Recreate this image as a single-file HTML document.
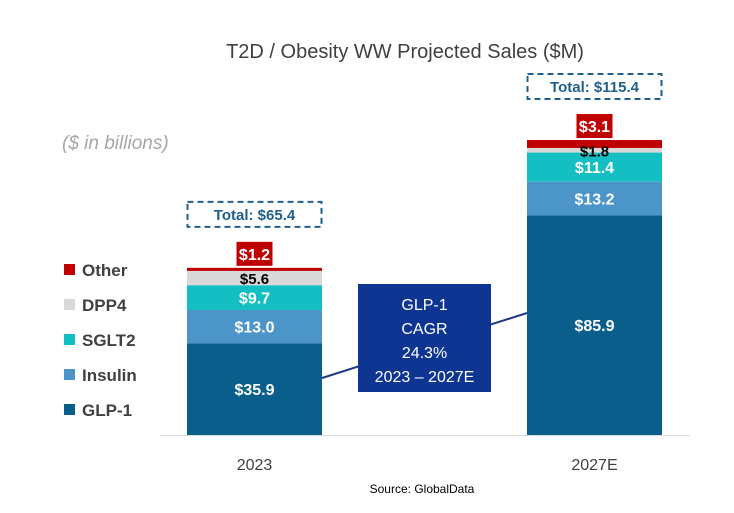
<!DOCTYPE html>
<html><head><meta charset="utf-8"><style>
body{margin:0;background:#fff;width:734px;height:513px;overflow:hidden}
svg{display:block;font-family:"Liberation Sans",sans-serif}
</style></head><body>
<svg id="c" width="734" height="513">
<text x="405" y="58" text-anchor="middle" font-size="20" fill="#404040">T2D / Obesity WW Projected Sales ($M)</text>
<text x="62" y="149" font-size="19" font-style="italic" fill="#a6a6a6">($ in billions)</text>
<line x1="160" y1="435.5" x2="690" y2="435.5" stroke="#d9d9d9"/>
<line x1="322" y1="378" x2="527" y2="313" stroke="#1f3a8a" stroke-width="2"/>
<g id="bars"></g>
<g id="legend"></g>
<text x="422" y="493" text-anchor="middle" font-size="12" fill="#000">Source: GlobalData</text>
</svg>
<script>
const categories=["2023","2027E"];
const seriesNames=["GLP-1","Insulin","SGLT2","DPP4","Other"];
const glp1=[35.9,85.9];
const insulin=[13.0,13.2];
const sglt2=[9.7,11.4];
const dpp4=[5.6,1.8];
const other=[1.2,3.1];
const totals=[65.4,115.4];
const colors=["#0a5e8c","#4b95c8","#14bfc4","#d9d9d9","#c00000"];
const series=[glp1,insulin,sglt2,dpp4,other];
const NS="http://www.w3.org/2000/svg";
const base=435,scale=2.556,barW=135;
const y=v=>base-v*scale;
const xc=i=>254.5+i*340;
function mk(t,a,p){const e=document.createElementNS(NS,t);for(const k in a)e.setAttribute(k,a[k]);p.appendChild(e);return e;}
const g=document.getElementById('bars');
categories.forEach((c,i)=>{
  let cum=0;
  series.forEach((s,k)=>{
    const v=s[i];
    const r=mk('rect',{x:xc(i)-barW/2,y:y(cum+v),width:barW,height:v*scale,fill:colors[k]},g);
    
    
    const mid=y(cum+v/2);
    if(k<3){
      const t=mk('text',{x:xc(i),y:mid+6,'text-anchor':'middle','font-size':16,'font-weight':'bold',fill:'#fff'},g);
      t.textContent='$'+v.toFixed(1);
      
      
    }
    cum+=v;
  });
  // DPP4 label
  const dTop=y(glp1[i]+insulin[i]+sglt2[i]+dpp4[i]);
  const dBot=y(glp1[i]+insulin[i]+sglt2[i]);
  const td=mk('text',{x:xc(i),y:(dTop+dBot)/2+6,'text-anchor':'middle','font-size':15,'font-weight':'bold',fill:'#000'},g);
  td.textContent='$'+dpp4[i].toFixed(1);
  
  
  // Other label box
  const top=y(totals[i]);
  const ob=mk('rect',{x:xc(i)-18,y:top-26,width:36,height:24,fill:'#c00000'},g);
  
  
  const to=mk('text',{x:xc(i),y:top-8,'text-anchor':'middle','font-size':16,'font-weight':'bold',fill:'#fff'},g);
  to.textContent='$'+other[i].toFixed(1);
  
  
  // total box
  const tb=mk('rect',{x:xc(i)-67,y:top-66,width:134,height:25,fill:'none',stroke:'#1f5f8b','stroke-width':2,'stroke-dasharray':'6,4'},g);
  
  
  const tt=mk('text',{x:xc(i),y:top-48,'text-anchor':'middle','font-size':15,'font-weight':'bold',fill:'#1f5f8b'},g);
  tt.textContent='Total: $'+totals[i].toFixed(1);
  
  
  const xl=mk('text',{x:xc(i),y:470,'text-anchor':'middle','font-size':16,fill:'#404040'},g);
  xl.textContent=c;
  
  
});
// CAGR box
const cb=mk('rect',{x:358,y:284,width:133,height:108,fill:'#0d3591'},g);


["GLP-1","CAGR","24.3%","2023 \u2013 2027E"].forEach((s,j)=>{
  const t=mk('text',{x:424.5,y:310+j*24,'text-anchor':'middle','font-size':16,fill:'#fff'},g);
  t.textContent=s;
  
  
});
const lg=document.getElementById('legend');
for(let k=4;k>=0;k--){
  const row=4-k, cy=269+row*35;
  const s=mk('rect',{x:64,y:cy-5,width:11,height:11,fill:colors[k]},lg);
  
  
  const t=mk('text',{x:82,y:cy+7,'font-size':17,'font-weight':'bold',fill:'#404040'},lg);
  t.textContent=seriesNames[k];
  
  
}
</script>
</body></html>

* * * * *

_WHAT TO DO_
Restate the whole of the material word for word without the pictures.

_THE SOLUTION_
Recreate this image as a single-file HTML document.
<!DOCTYPE html>
<html><head><meta charset="utf-8"><style>
body{margin:0;background:#fff;width:734px;height:513px;overflow:hidden}
svg{display:block;font-family:"Liberation Sans",sans-serif}
</style></head><body>
<svg id="c" width="734" height="513">
<text x="405" y="58" text-anchor="middle" font-size="20" fill="#404040">T2D / Obesity WW Projected Sales ($M)</text>
<text x="62" y="149" font-size="19" font-style="italic" fill="#a6a6a6">($ in billions)</text>
<line x1="160" y1="435.5" x2="690" y2="435.5" stroke="#d9d9d9"/>
<line x1="322" y1="378" x2="527" y2="313" stroke="#1f3a8a" stroke-width="2"/>
<g id="bars"></g>
<g id="legend"></g>
<text x="422" y="493" text-anchor="middle" font-size="12" fill="#000">Source: GlobalData</text>
</svg>
<script>
const categories=["2023","2027E"];
const seriesNames=["GLP-1","Insulin","SGLT2","DPP4","Other"];
const glp1=[35.9,85.9];
const insulin=[13.0,13.2];
const sglt2=[9.7,11.4];
const dpp4=[5.6,1.8];
const other=[1.2,3.1];
const totals=[65.4,115.4];
const colors=["#0a5e8c","#4b95c8","#14bfc4","#d9d9d9","#c00000"];
const series=[glp1,insulin,sglt2,dpp4,other];
const NS="http://www.w3.org/2000/svg";
const base=435,scale=2.556,barW=135;
const y=v=>base-v*scale;
const xc=i=>254.5+i*340;
function mk(t,a,p){const e=document.createElementNS(NS,t);for(const k in a)e.setAttribute(k,a[k]);p.appendChild(e);return e;}
const g=document.getElementById('bars');
categories.forEach((c,i)=>{
  let cum=0;
  series.forEach((s,k)=>{
    const v=s[i];
    const r=mk('rect',{x:xc(i)-barW/2,y:y(cum+v),width:barW,height:v*scale,fill:colors[k]},g);
    
    
    const mid=y(cum+v/2);
    if(k<3){
      const t=mk('text',{x:xc(i),y:mid+6,'text-anchor':'middle','font-size':16,'font-weight':'bold',fill:'#fff'},g);
      t.textContent='$'+v.toFixed(1);
      
      
    }
    cum+=v;
  });
  // DPP4 label
  const dTop=y(glp1[i]+insulin[i]+sglt2[i]+dpp4[i]);
  const dBot=y(glp1[i]+insulin[i]+sglt2[i]);
  const td=mk('text',{x:xc(i),y:(dTop+dBot)/2+6,'text-anchor':'middle','font-size':15,'font-weight':'bold',fill:'#000'},g);
  td.textContent='$'+dpp4[i].toFixed(1);
  
  
  // Other label box
  const top=y(totals[i]);
  const ob=mk('rect',{x:xc(i)-18,y:top-26,width:36,height:24,fill:'#c00000'},g);
  
  
  const to=mk('text',{x:xc(i),y:top-8,'text-anchor':'middle','font-size':16,'font-weight':'bold',fill:'#fff'},g);
  to.textContent='$'+other[i].toFixed(1);
  
  
  // total box
  const tb=mk('rect',{x:xc(i)-67,y:top-66,width:134,height:25,fill:'none',stroke:'#1f5f8b','stroke-width':2,'stroke-dasharray':'6,4'},g);
  
  
  const tt=mk('text',{x:xc(i),y:top-48,'text-anchor':'middle','font-size':15,'font-weight':'bold',fill:'#1f5f8b'},g);
  tt.textContent='Total: $'+totals[i].toFixed(1);
  
  
  const xl=mk('text',{x:xc(i),y:470,'text-anchor':'middle','font-size':16,fill:'#404040'},g);
  xl.textContent=c;
  
  
});
// CAGR box
const cb=mk('rect',{x:358,y:284,width:133,height:108,fill:'#0d3591'},g);


["GLP-1","CAGR","24.3%","2023 \u2013 2027E"].forEach((s,j)=>{
  const t=mk('text',{x:424.5,y:310+j*24,'text-anchor':'middle','font-size':16,fill:'#fff'},g);
  t.textContent=s;
  
  
});
const lg=document.getElementById('legend');
for(let k=4;k>=0;k--){
  const row=4-k, cy=269+row*35;
  const s=mk('rect',{x:64,y:cy-5,width:11,height:11,fill:colors[k]},lg);
  
  
  const t=mk('text',{x:82,y:cy+7,'font-size':17,'font-weight':'bold',fill:'#404040'},lg);
  t.textContent=seriesNames[k];
  
  
}
</script>
</body></html>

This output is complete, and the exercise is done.